Two Ph.D. candidates balance full-time work with a rigorous course of study.
by Ela Schwartz
Damyn Kelly ’83, J.D., and Kristina Monti, M.S.W., are two very different Ph.D. candidates. Ms. Monti took a straight path from undergraduate studies to graduate school to professional social worker. Mr. Kelly traveled a more circuitous route, going from law to politics to human services. They decided to pursue social work’s highest academic degree—not to add prestigious letters after their names, but out of a passion for knowledge and the desire to improve lives and advance the field of social work. They both found a home in Adelphi’s Ph.D. program, which allows them to balance their full-time jobs and personal lives with a rigorous course of study.
Kristina Monti: From M.S.W. to Ph.D.
“I feel like I was always on track to become a social worker,” Ms. Monti said, explaining that since childhood she has possessed an “inherent curiosity about human behavior and the desire to help people.” After graduating in 2000 with a B.S. in Anthropology, she was encouraged to continue on to her M.S.W., which she obtained in 2002.
Ms. Monti then spent the next 12 years at institutions such as Beth Israel Medical Center and Albert Einstein College of Medicine, working with clients who struggle with mental illness and substance abuse, an experience she characterizes as one that can be “demanding but also rewarding.” She is currently a program and quality improvement manager for Continuum Health Home Network at St. Luke’s Roosevelt Hospital Center.
“After having practiced in the field, I became interested in research and how it influences policy and the way we practice,” she continued. Getting her Ph.D. in Social Work, she said, “offers the ability to advocate for change in terms of services delivered to clients.”
She decided to attend Adelphi after hearing about the program’s “supportive, friendly environment.” She said she now agrees with the assessment, finding the faculty to be “very supportive. They encourage me to continue to challenge myself, think critically and explore my ideas. I am benefiting from the enormous amount of wisdom I’ve received from my professors. They’re so knowledgeable—I’m in awe of all the work they’ve already done.”
Ms. Monti was able to join their ranks as an adjunct professor. When the School of Social Work was looking for an instructor for its graduate-level course, Social Work Practice in the Prevention and Treatment of Substance Abuse, “I said, that’s what I do every day!

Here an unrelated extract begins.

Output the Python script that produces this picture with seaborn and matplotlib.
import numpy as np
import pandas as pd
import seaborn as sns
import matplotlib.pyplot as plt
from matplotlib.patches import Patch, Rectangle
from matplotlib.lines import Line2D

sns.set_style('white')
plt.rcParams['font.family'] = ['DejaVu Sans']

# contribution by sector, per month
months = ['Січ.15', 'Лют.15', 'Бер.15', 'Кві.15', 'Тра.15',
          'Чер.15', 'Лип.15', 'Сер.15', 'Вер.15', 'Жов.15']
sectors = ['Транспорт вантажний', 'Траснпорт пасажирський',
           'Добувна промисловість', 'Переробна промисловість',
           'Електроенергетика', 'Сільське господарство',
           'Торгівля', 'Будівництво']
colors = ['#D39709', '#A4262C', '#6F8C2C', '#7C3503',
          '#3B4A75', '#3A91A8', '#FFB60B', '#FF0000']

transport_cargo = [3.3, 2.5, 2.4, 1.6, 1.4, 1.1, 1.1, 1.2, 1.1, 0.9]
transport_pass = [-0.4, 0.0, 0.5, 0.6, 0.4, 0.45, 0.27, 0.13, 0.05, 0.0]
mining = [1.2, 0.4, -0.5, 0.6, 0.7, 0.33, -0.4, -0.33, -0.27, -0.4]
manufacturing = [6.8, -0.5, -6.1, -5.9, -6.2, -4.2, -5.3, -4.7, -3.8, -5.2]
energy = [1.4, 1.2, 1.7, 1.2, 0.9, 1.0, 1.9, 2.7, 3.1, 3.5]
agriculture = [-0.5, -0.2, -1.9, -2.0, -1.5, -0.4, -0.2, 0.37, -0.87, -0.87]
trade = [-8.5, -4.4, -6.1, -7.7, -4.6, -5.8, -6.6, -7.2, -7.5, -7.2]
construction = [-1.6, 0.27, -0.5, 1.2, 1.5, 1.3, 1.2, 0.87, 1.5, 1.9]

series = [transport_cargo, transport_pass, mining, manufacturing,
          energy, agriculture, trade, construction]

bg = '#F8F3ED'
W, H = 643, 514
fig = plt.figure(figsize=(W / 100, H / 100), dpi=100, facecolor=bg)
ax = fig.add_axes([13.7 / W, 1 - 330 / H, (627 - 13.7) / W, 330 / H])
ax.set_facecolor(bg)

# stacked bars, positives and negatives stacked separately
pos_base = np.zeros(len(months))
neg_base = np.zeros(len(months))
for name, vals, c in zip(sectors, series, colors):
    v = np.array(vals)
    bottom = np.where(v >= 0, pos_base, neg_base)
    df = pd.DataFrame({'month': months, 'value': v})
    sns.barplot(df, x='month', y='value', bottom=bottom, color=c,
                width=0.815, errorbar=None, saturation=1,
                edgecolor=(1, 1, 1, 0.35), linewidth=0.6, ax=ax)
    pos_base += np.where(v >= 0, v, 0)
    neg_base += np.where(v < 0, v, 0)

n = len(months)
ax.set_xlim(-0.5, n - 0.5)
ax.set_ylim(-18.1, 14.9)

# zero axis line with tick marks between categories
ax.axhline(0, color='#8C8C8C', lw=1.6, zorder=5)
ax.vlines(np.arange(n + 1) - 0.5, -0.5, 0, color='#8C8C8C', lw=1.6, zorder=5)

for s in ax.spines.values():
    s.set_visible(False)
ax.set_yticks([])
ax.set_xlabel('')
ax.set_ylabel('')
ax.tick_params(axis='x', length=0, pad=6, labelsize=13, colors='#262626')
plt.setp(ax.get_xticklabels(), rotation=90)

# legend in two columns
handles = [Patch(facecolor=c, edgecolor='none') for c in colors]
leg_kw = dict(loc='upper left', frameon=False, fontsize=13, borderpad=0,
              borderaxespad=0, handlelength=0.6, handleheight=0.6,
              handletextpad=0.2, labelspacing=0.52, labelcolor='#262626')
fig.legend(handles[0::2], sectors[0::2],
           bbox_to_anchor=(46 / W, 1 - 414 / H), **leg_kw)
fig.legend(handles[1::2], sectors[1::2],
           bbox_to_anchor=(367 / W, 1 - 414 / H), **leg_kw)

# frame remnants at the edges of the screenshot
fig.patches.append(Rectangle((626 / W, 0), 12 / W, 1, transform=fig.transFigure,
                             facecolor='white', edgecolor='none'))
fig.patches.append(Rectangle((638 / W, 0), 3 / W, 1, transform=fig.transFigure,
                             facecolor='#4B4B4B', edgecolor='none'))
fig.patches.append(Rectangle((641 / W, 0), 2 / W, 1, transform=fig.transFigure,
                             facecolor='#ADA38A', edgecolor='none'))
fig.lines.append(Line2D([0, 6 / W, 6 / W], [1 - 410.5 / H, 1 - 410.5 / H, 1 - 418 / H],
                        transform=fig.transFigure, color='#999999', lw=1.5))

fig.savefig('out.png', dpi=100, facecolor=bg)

I was happy to give back to Adelphi and feel it’s a win-win situation, like I’m contributing to the field in some way.”
Damyn Kelly: A Nontraditional Social Work Student
Enrolling in the Ph.D. program was a homecoming of sorts for Mr. Kelly. He attended Adelphi as an undergraduate, describing himself as a “resident student very engaged in campus life.” After graduating with a B.B.A. from Adelphi, he continued to law school and went from working as Bronx assistant district attorney during what he calls the “height of the crack-cocaine wars in the late ’80s,” to becoming deputy chief of staff for Bronx Congressman Eliot Engel.
“I was intrigued by the revolving cycle of people caught in the criminal justice system,” Mr. Kelly said. His passion for social justice prompted a move to social services. He has held positions with various organizations and is currently executive director of Newark Emergency Services for Families. He describes his role at this multi-service organization as one of providing the “overall vision, writing grants, developing relationships with government and private enterprise and serving as staff psychologist.”

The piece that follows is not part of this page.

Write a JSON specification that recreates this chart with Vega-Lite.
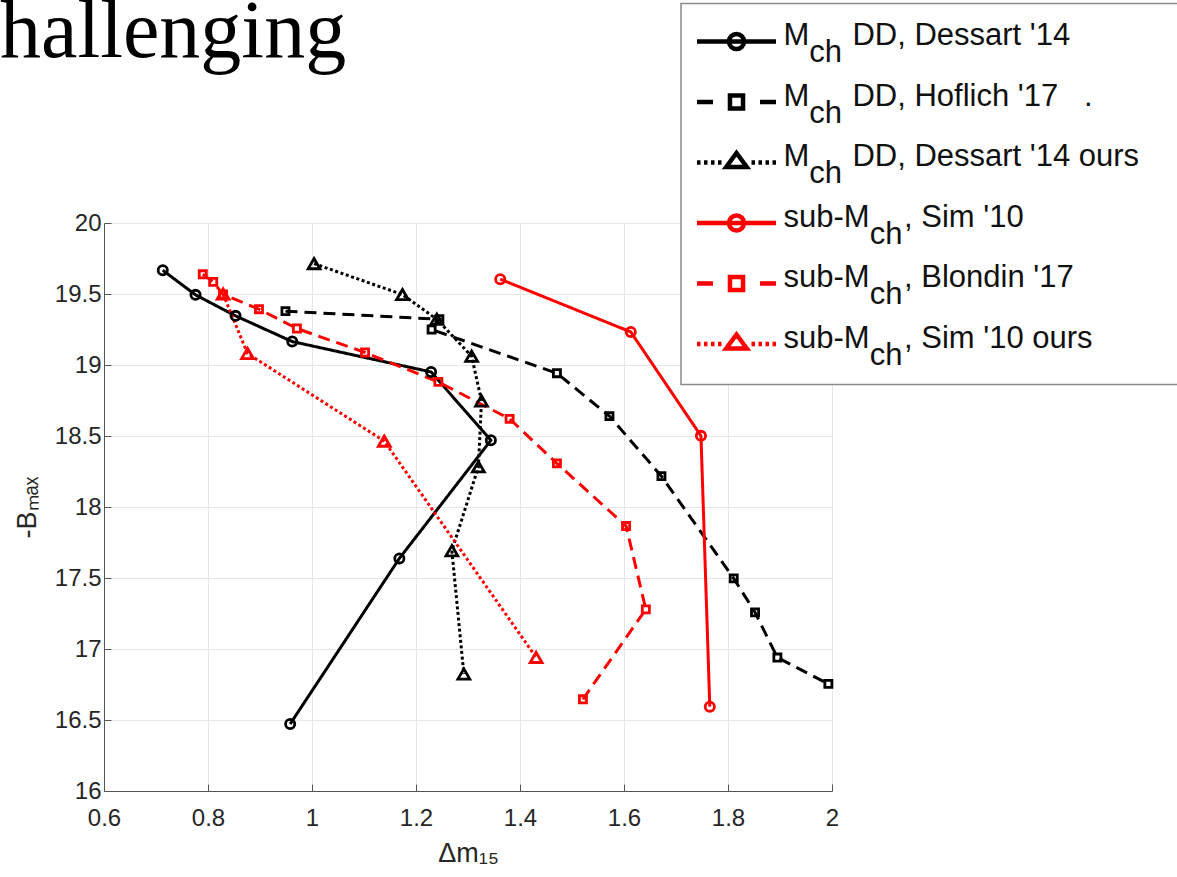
{
  "$schema": "https://vega.github.io/schema/vega-lite/v6.json",
  "width": 728,
  "height": 568,
  "autosize": {"type": "none"},
  "padding": {"left": 104, "top": 223, "right": 345, "bottom": 86},
  "background": "white",
  "title": {
    "text": "hallenging",
    "orient": "top",
    "anchor": "start",
    "frame": "group",
    "font": "Liberation Serif",
    "fontSize": 82,
    "fontWeight": "normal",
    "color": "#000000",
    "baseline": "alphabetic",
    "offset": 0,
    "dx": -104,
    "dy": 136
  },
  "data": {
    "values": [
      {"s": "Mch DD, Dessart '14", "i": 0, "dm15": 0.713, "bmax": 19.667},
      {"s": "Mch DD, Dessart '14", "i": 1, "dm15": 0.776, "bmax": 19.494},
      {"s": "Mch DD, Dessart '14", "i": 2, "dm15": 0.853, "bmax": 19.346},
      {"s": "Mch DD, Dessart '14", "i": 3, "dm15": 0.962, "bmax": 19.165},
      {"s": "Mch DD, Dessart '14", "i": 4, "dm15": 1.229, "bmax": 18.951},
      {"s": "Mch DD, Dessart '14", "i": 5, "dm15": 1.344, "bmax": 18.470},
      {"s": "Mch DD, Dessart '14", "i": 6, "dm15": 1.168, "bmax": 17.638},
      {"s": "Mch DD, Dessart '14", "i": 7, "dm15": 0.958, "bmax": 16.472},
      {"s": "Mch DD, Hoflich '17\u00a0\u00a0\u00a0.", "i": 0, "dm15": 0.949, "bmax": 19.379},
      {"s": "Mch DD, Hoflich '17\u00a0\u00a0\u00a0.", "i": 1, "dm15": 1.245, "bmax": 19.322},
      {"s": "Mch DD, Hoflich '17\u00a0\u00a0\u00a0.", "i": 2, "dm15": 1.230, "bmax": 19.250},
      {"s": "Mch DD, Hoflich '17\u00a0\u00a0\u00a0.", "i": 3, "dm15": 1.471, "bmax": 18.942},
      {"s": "Mch DD, Hoflich '17\u00a0\u00a0\u00a0.", "i": 4, "dm15": 1.572, "bmax": 18.640},
      {"s": "Mch DD, Hoflich '17\u00a0\u00a0\u00a0.", "i": 5, "dm15": 1.672, "bmax": 18.217},
      {"s": "Mch DD, Hoflich '17\u00a0\u00a0\u00a0.", "i": 6, "dm15": 1.811, "bmax": 17.497},
      {"s": "Mch DD, Hoflich '17\u00a0\u00a0\u00a0.", "i": 7, "dm15": 1.852, "bmax": 17.258},
      {"s": "Mch DD, Hoflich '17\u00a0\u00a0\u00a0.", "i": 8, "dm15": 1.895, "bmax": 16.940},
      {"s": "Mch DD, Hoflich '17\u00a0\u00a0\u00a0.", "i": 9, "dm15": 1.993, "bmax": 16.754},
      {"s": "Mch DD, Dessart '14 ours", "i": 0, "dm15": 1.004, "bmax": 19.714},
      {"s": "Mch DD, Dessart '14 ours", "i": 1, "dm15": 1.174, "bmax": 19.496},
      {"s": "Mch DD, Dessart '14 ours", "i": 2, "dm15": 1.240, "bmax": 19.322},
      {"s": "Mch DD, Dessart '14 ours", "i": 3, "dm15": 1.307, "bmax": 19.062},
      {"s": "Mch DD, Dessart '14 ours", "i": 4, "dm15": 1.326, "bmax": 18.747},
      {"s": "Mch DD, Dessart '14 ours", "i": 5, "dm15": 1.320, "bmax": 18.283},
      {"s": "Mch DD, Dessart '14 ours", "i": 6, "dm15": 1.269, "bmax": 17.692},
      {"s": "Mch DD, Dessart '14 ours", "i": 7, "dm15": 1.292, "bmax": 16.824},
      {"s": "sub-Mch, Sim '10", "i": 0, "dm15": 1.362, "bmax": 19.604},
      {"s": "sub-Mch, Sim '10", "i": 1, "dm15": 1.613, "bmax": 19.233},
      {"s": "sub-Mch, Sim '10", "i": 2, "dm15": 1.748, "bmax": 18.501},
      {"s": "sub-Mch, Sim '10", "i": 3, "dm15": 1.765, "bmax": 16.594},
      {"s": "sub-Mch, Blondin '17", "i": 0, "dm15": 0.790, "bmax": 19.639},
      {"s": "sub-Mch, Blondin '17", "i": 1, "dm15": 0.810, "bmax": 19.585},
      {"s": "sub-Mch, Blondin '17", "i": 2, "dm15": 0.829, "bmax": 19.497},
      {"s": "sub-Mch, Blondin '17", "i": 3, "dm15": 0.898, "bmax": 19.393},
      {"s": "sub-Mch, Blondin '17", "i": 4, "dm15": 0.971, "bmax": 19.257},
      {"s": "sub-Mch, Blondin '17", "i": 5, "dm15": 1.102, "bmax": 19.088},
      {"s": "sub-Mch, Blondin '17", "i": 6, "dm15": 1.243, "bmax": 18.881},
      {"s": "sub-Mch, Blondin '17", "i": 7, "dm15": 1.380, "bmax": 18.621},
      {"s": "sub-Mch, Blondin '17", "i": 8, "dm15": 1.471, "bmax": 18.307},
      {"s": "sub-Mch, Blondin '17", "i": 9, "dm15": 1.604, "bmax": 17.866},
      {"s": "sub-Mch, Blondin '17", "i": 10, "dm15": 1.642, "bmax": 17.279},
      {"s": "sub-Mch, Blondin '17", "i": 11, "dm15": 1.521, "bmax": 16.646},
      {"s": "sub-Mch, Sim '10 ours", "i": 0, "dm15": 0.829, "bmax": 19.500},
      {"s": "sub-Mch, Sim '10 ours", "i": 1, "dm15": 0.876, "bmax": 19.081},
      {"s": "sub-Mch, Sim '10 ours", "i": 2, "dm15": 1.139, "bmax": 18.464},
      {"s": "sub-Mch, Sim '10 ours", "i": 3, "dm15": 1.431, "bmax": 16.941}
    ]
  },
  "encoding": {
    "x": {
      "field": "dm15",
      "type": "quantitative",
      "scale": {"domain": [0.6, 2], "nice": false, "zero": false},
      "axis": {
        "values": [0.6, 0.8, 1, 1.2, 1.4, 1.6, 1.8, 2],
        "format": "~g",
        "grid": true,
        "gridColor": "#e6e6e6",
        "gridWidth": 1,
        "domainColor": "#555555",
        "domainWidth": 1,
        "tickColor": "#555555",
        "tickWidth": 1,
        "tickSize": -7,
        "labelPadding": 22,
        "labelFont": "Liberation Sans",
        "labelFontSize": 24,
        "labelColor": "#262626",
        "labelFlush": false,
        "labelOverlap": false,
        "title": "\u0394m\u2081\u2085",
        "titleFont": "Liberation Sans",
        "titleFontSize": 27,
        "titleFontWeight": "normal",
        "titleColor": "#262626",
        "titlePadding": 10
      }
    },
    "y": {
      "field": "bmax",
      "type": "quantitative",
      "scale": {"domain": [16, 20], "nice": false, "zero": false},
      "axis": {
        "values": [16, 16.5, 17, 17.5, 18, 18.5, 19, 19.5, 20],
        "format": "~g",
        "grid": true,
        "gridColor": "#e6e6e6",
        "gridWidth": 1,
        "domainColor": "#555555",
        "domainWidth": 1,
        "tickColor": "#555555",
        "tickWidth": 1,
        "tickSize": -7,
        "labelPadding": 10,
        "labelFont": "Liberation Sans",
        "labelFontSize": 24,
        "labelColor": "#262626",
        "labelOverlap": false,
        "title": "-B\u2098\u2090\u2093",
        "titleFont": "Liberation Sans",
        "titleFontSize": 27,
        "titleFontWeight": "normal",
        "titleColor": "#262626",
        "titlePadding": 13
      }
    }
  },
  "layer": [
    {
      "mark": {"type": "line", "strokeWidth": 3},
      "encoding": {
        "color": {
          "field": "s", "type": "nominal",
          "scale": {"range": ["#000000", "#000000", "#000000", "#ff0000", "#ff0000", "#ff0000"]},
          "legend": null
        },
        "strokeDash": {
          "field": "s", "type": "nominal",
          "scale": {"range": [[1, 0], [3, 2.6], [12, 7], [12, 7], [1, 0], [3, 2.6]]},
          "legend": null
        },
        "order": {"field": "i", "type": "quantitative"}
      }
    },
    {
      "transform": [{"filter": {"field": "s", "oneOf": ["Mch DD, Dessart '14", "sub-Mch, Sim '10"]}}],
      "mark": {"type": "point", "shape": "circle", "size": 85, "filled": false, "strokeWidth": 2.8, "opacity": 1},
      "encoding": {"color": {"field": "s", "type": "nominal", "legend": null}}
    },
    {
      "transform": [{"filter": {"field": "s", "oneOf": ["Mch DD, Hoflich '17\u00a0\u00a0\u00a0.", "sub-Mch, Blondin '17"]}}],
      "mark": {"type": "point", "shape": "square", "size": 50, "filled": false, "strokeWidth": 2.8, "opacity": 1},
      "encoding": {"color": {"field": "s", "type": "nominal", "legend": null}}
    },
    {
      "transform": [{"filter": {"field": "s", "oneOf": ["Mch DD, Dessart '14 ours", "sub-Mch, Sim '10 ours"]}}],
      "mark": {"type": "point", "shape": "triangle-up", "size": 140, "filled": false, "strokeWidth": 2.8, "opacity": 1},
      "encoding": {"color": {"field": "s", "type": "nominal", "legend": null}}
    },
    {
      "mark": {"type": "point", "filled": false, "opacity": 0, "size": 1892, "strokeWidth": 4.5},
      "encoding": {
        "shape": {
          "field": "s", "type": "nominal",
          "scale": {
            "domain": ["Mch DD, Dessart '14", "Mch DD, Hoflich '17\u00a0\u00a0\u00a0.", "Mch DD, Dessart '14 ours", "sub-Mch, Sim '10", "sub-Mch, Blondin '17", "sub-Mch, Sim '10 ours"],
            "range": [
              "M-1.816,0L1.816,0M0.345,0A0.345,0.345,0,1,1,-0.345,0A0.345,0.345,0,1,1,0.345,0Z",
              "M-1.816,0L-1.08,0M1.08,0L1.816,0M-0.3,-0.3L0.3,-0.3L0.3,0.3L-0.3,0.3Z",
              "M-1.816,0L-1.655,0M-1.494,0L-1.333,0M-1.172,0L-1.011,0M-0.851,0L-0.69,0M0.69,0L0.851,0M1.011,0L1.172,0M1.333,0L1.494,0M1.655,0L1.816,0M0,-0.437L0.474,0.207L-0.474,0.207Z",
              "M-1.816,0L1.816,0M0.345,0A0.345,0.345,0,1,1,-0.345,0A0.345,0.345,0,1,1,0.345,0Z",
              "M-1.816,0L-1.08,0M1.08,0L1.816,0M-0.3,-0.3L0.3,-0.3L0.3,0.3L-0.3,0.3Z",
              "M-1.816,0L-1.655,0M-1.494,0L-1.333,0M-1.172,0L-1.011,0M-0.851,0L-0.69,0M0.69,0L0.851,0M1.011,0L1.172,0M1.333,0L1.494,0M1.655,0L1.816,0M0,-0.437L0.474,0.207L-0.474,0.207Z"
            ]
          },
          "legend": {
            "title": null,
            "orient": "none",
            "legendX": 577,
            "legendY": -219.5,
            "direction": "vertical",
            "padding": 14,
            "fillColor": "#ffffff",
            "strokeColor": "#8a8a8a",
            "symbolSize": 1892,
            "symbolStrokeWidth": 4.5,
            "symbolOffset": 17.5,
            "symbolOpacity": 1,
            "symbolFillColor": "transparent",
            "labelFont": "Liberation Sans",
            "labelFontSize": 31,
            "labelColor": "#111111",
            "labelLimit": 900,
            "labelOffset": 23,
            "labelBaseline": "alphabetic",
            "rowPadding": 9.5,
            "labelExpr": "[replace(datum.label, 'ch', '\u00a0\u00a0\u00a0\u00a0'), '\u200b' + (indexof(datum.label, 'sub') == 0 ? '\u00a0\u00a0\u00a0\u00a0\u00a0\u00a0\u00a0\u00a0\u00a0\u00a0ch\u00a0\u00a0\u00a0\u00a0\u00a0\u00a0\u00a0\u00a0\u00a0\u00a0\u00a0\u00a0\u00a0\u00a0\u00a0\u00a0\u00a0\u00a0\u00a0\u00a0\u00a0\u00a0\u00a0\u00a0\u00a0\u00a0\u00a0\u00a0\u00a0\u00a0\u00a0' : '\u00a0\u00a0\u00a0ch\u00a0\u00a0\u00a0\u00a0\u00a0\u00a0\u00a0\u00a0\u00a0\u00a0\u00a0\u00a0\u00a0\u00a0\u00a0\u00a0\u00a0\u00a0\u00a0\u00a0\u00a0\u00a0\u00a0\u00a0\u00a0\u00a0\u00a0\u00a0\u00a0\u00a0\u00a0\u00a0\u00a0\u00a0\u00a0\u00a0\u00a0\u00a0') + '\u200b']",
            "encoding": {
              "symbols": {"stroke": {"value": {"expr": "scale('color', datum.value)"}}, "fill": {"value": "transparent"}},
              "labels": {"dy": {"value": 3.5}, "lineHeight": {"value": 17}},
              "legend": {"strokeWidth": {"value": 1.5}}
            }
          }
        }
      }
    }
  ],
  "config": {
    "view": {"stroke": null},
    "font": "Liberation Sans"
  }
}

Working in law, politics and social services piqued his interest in “the role of human services in eradicating poverty and inequality,” he said. Studying in a doctoral program would provide him with the opportunity to explore such issues.
He credits Adelphi with looking beyond the fact that he didn’t have a master’s in social work and seeing the value in his juris doctorate and years of human-services experience. Mr. Kelly said he is grateful to his professors for explaining social-work terminology and suggesting extra readings. He describes the faculty as “open to discuss dissertation topics as well as the hopes and struggles you’re facing, and providing solutions. There’s a sense they’re not just here to teach you; they’re here to work with you and help you accomplish your goals.
“Adelphi has given me a lot,” said this Adelphi alumnus, now a current student. He mentions how the University has changed over the past 30 years, with new facilities and, most important, a much more diverse faculty and student body. “The diversity on campus is a beautiful thing,” he said. “It brings a diversity of thought, opinions and ideologies to the campus.”